Quests continued in modern literature. Analysis can interpret many (perhaps most) stories as a quest in which the main character is seeking something that he desires, but the literal structure of a journey seeking something is, itself, still common. Quests often appear in fantasy literature, as in Rasselas by Samuel Johnson, or The Wonderful Wizard of Oz, where Dorothy, the Scarecrow, the Tin Woodman, and the Cowardly Lion go on a quest for the way back to Kansas, brains, a heart, and courage respectively. 
A familiar modern literary quest is Frodo Baggins's quest to destroy the One Ring in The Lord of the Rings. The One Ring, its baleful power, the difficult method which is the only way to destroy it, and the spiritual and psychological torture it wreaks on its Bearer; J. R. R. Tolkien uses all these elements to tell a meaningful tale of friendship and the inner struggle with temptation, against a background of epic and supernatural warfare.
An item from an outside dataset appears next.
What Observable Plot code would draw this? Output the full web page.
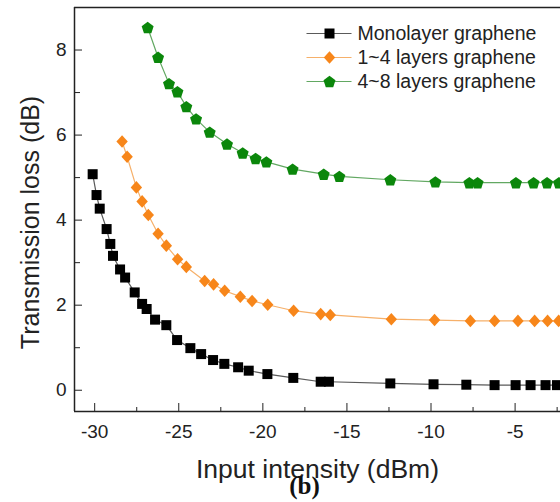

The Catcher in the Rye is often thought of as a quest plot, detailing Holden's search not for a tangible object but for a sense of purpose or reason.
Some writers, however, may devise arbitrary quests for items without any importance beyond being the object of the quest. These items are known as MacGuffins, which is sometimes merely used to compare quests and is not always a derogatory term. Writers may also motivate characters to pursue these objects by meanings of a prophecy that decrees it, rather than have them discover that it could assist them, for reasons that are given.
A quest object may also have supernatural properties, and it will often lead the protagonist into other worlds and dimensions. In finding it the hero must go through many tests and trials and return home with it in order to save his world or someone dear to him. The moral of a quest story is primarily the changed character of the hero at his return. When he does return he may not be able to live comfortable in the world that he left. The quest story is often an analogy of salvation.